(Directions): Retype all of the listing exactly, passing over any picture you find.

(Dataset section):
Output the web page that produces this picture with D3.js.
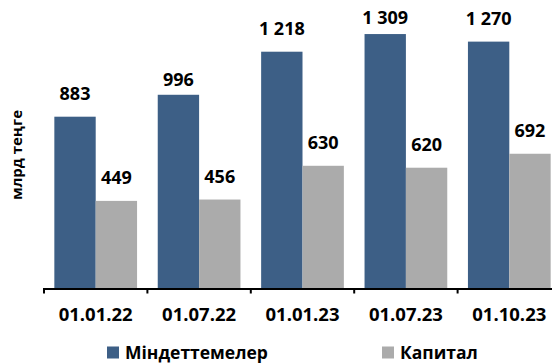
<!DOCTYPE html>
<html>
<head>
<meta charset="utf-8">
<script src="https://cdn.jsdelivr.net/npm/d3@7"></script>
<style>
  html, body { margin: 0; padding: 0; background: #fff; }
  svg { display: block; }
  text { font-family: "Open Sans", "DejaVu Sans", sans-serif; font-weight: 700; fill: #000; }
</style>
</head>
<body>
<svg id="chart" width="552" height="363"></svg>
<script>
// Reporting dates
const dates = ["01.01.22", "01.07.22", "01.01.23", "01.07.23", "01.10.23"];
// Liabilities and capital, bn tenge
const liabilities = [883, 996, 1218, 1309, 1270];
const capital = [449, 456, 630, 620, 692];
const seriesNames = ["Міндеттемелер", "Капитал"];
const yTitle = "млрд теңге";

const colors = ["#3D5F86", "#ABABAB"];

const svg = d3.select("#chart");
const width = 552, height = 363;
const baseY = 288;

const x = d3.scaleBand()
  .domain(dates)
  .range([44, 561])
  .paddingInner(0.2)
  .paddingOuter(0.1);

const xSub = d3.scaleBand()
  .domain([0, 1])
  .range([0, x.bandwidth()]);

const y = d3.scaleLinear()
  .domain([0, 1400])
  .range([baseY, baseY - 1400 * 0.194]);

const fmt = d3.formatLocale({ decimal: ",", thousands: "\u00a0", grouping: [3], currency: ["", ""] }).format(",d");

const series = [liabilities, capital];

// bars
series.forEach((vals, s) => {
  svg.append("g")
    .selectAll("rect")
    .data(vals)
    .join("rect")
    .attr("x", (d, i) => x(dates[i]) + xSub(s))
    .attr("y", d => y(d))
    .attr("width", xSub.bandwidth())
    .attr("height", d => baseY - y(d))
    .attr("fill", colors[s]);
});

// value labels above bars
const labelGap = 17;
const minBaseline = 24;
const gapOverride = { "0:01.07.22": 9 };
series.forEach((vals, s) => {
  svg.append("g")
    .selectAll("text")
    .data(vals)
    .join("text")
    .attr("x", (d, i) => x(dates[i]) + xSub(s) + xSub.bandwidth() / 2)
    .attr("y", (d, i) => {
      const g = gapOverride[s + ":" + dates[i]] ?? labelGap;
      return Math.max(minBaseline, y(d) - g);
    })
    .attr("text-anchor", "middle")
    .style("font-size", "18px")
    .text(d => fmt(d));
});

// category axis
const step = x.step();
const axis = svg.append("g");
axis.append("line")
  .attr("x1", 43).attr("x2", width)
  .attr("y1", baseY + 1).attr("y2", baseY + 1)
  .attr("stroke", "#000").attr("stroke-width", 2);
d3.range(dates.length + 1).forEach(i => {
  const tx = 44 + i * step;
  axis.append("line")
    .attr("x1", tx).attr("x2", tx)
    .attr("y1", baseY).attr("y2", baseY + 5.5)
    .attr("stroke", "#000").attr("stroke-width", 2);
});
axis.selectAll("text.cat")
  .data(dates)
  .join("text")
  .attr("class", "cat")
  .attr("x", d => x(d) + x.bandwidth() / 2)
  .attr("y", 321)
  .attr("text-anchor", "middle")
  .style("font-size", "18.5px")
  .text(d => d);

// y title
svg.append("text")
  .attr("transform", "translate(21.5,155) rotate(-90)")
  .attr("text-anchor", "middle")
  .style("font-size", "15px")
  .text(yTitle);

// legend
const legendX = [107, 382];
const legend = svg.append("g");
seriesNames.forEach((name, s) => {
  legend.append("rect")
    .attr("x", legendX[s]).attr("y", 346.5)
    .attr("width", 12).attr("height", 12)
    .attr("fill", colors[s]);
  legend.append("text")
    .attr("x", legendX[s] + 18).attr("y", 358.5)
    .style("font-size", "17.5px")
    .text(name);
});
</script>
</body>
</html>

(Response for this exercise):
Output the web page that produces this picture with D3.js.
<!DOCTYPE html>
<html>
<head>
<meta charset="utf-8">
<script src="https://cdn.jsdelivr.net/npm/d3@7"></script>
<style>
  html, body { margin: 0; padding: 0; background: #fff; }
  svg { display: block; }
  text { font-family: "Open Sans", "DejaVu Sans", sans-serif; font-weight: 700; fill: #000; }
</style>
</head>
<body>
<svg id="chart" width="552" height="363"></svg>
<script>
// Reporting dates
const dates = ["01.01.22", "01.07.22", "01.01.23", "01.07.23", "01.10.23"];
// Liabilities and capital, bn tenge
const liabilities = [883, 996, 1218, 1309, 1270];
const capital = [449, 456, 630, 620, 692];
const seriesNames = ["Міндеттемелер", "Капитал"];
const yTitle = "млрд теңге";

const colors = ["#3D5F86", "#ABABAB"];

const svg = d3.select("#chart");
const width = 552, height = 363;
const baseY = 288;

const x = d3.scaleBand()
  .domain(dates)
  .range([44, 561])
  .paddingInner(0.2)
  .paddingOuter(0.1);

const xSub = d3.scaleBand()
  .domain([0, 1])
  .range([0, x.bandwidth()]);

const y = d3.scaleLinear()
  .domain([0, 1400])
  .range([baseY, baseY - 1400 * 0.194]);

const fmt = d3.formatLocale({ decimal: ",", thousands: "\u00a0", grouping: [3], currency: ["", ""] }).format(",d");

const series = [liabilities, capital];

// bars
series.forEach((vals, s) => {
  svg.append("g")
    .selectAll("rect")
    .data(vals)
    .join("rect")
    .attr("x", (d, i) => x(dates[i]) + xSub(s))
    .attr("y", d => y(d))
    .attr("width", xSub.bandwidth())
    .attr("height", d => baseY - y(d))
    .attr("fill", colors[s]);
});

// value labels above bars
const labelGap = 17;
const minBaseline = 24;
const gapOverride = { "0:01.07.22": 9 };
series.forEach((vals, s) => {
  svg.append("g")
    .selectAll("text")
    .data(vals)
    .join("text")
    .attr("x", (d, i) => x(dates[i]) + xSub(s) + xSub.bandwidth() / 2)
    .attr("y", (d, i) => {
      const g = gapOverride[s + ":" + dates[i]] ?? labelGap;
      return Math.max(minBaseline, y(d) - g);
    })
    .attr("text-anchor", "middle")
    .style("font-size", "18px")
    .text(d => fmt(d));
});

// category axis
const step = x.step();
const axis = svg.append("g");
axis.append("line")
  .attr("x1", 43).attr("x2", width)
  .attr("y1", baseY + 1).attr("y2", baseY + 1)
  .attr("stroke", "#000").attr("stroke-width", 2);
d3.range(dates.length + 1).forEach(i => {
  const tx = 44 + i * step;
  axis.append("line")
    .attr("x1", tx).attr("x2", tx)
    .attr("y1", baseY).attr("y2", baseY + 5.5)
    .attr("stroke", "#000").attr("stroke-width", 2);
});
axis.selectAll("text.cat")
  .data(dates)
  .join("text")
  .attr("class", "cat")
  .attr("x", d => x(d) + x.bandwidth() / 2)
  .attr("y", 321)
  .attr("text-anchor", "middle")
  .style("font-size", "18.5px")
  .text(d => d);

// y title
svg.append("text")
  .attr("transform", "translate(21.5,155) rotate(-90)")
  .attr("text-anchor", "middle")
  .style("font-size", "15px")
  .text(yTitle);

// legend
const legendX = [107, 382];
const legend = svg.append("g");
seriesNames.forEach((name, s) => {
  legend.append("rect")
    .attr("x", legendX[s]).attr("y", 346.5)
    .attr("width", 12).attr("height", 12)
    .attr("fill", colors[s]);
  legend.append("text")
    .attr("x", legendX[s] + 18).attr("y", 358.5)
    .style("font-size", "17.5px")
    .text(name);
});
</script>
</body>
</html>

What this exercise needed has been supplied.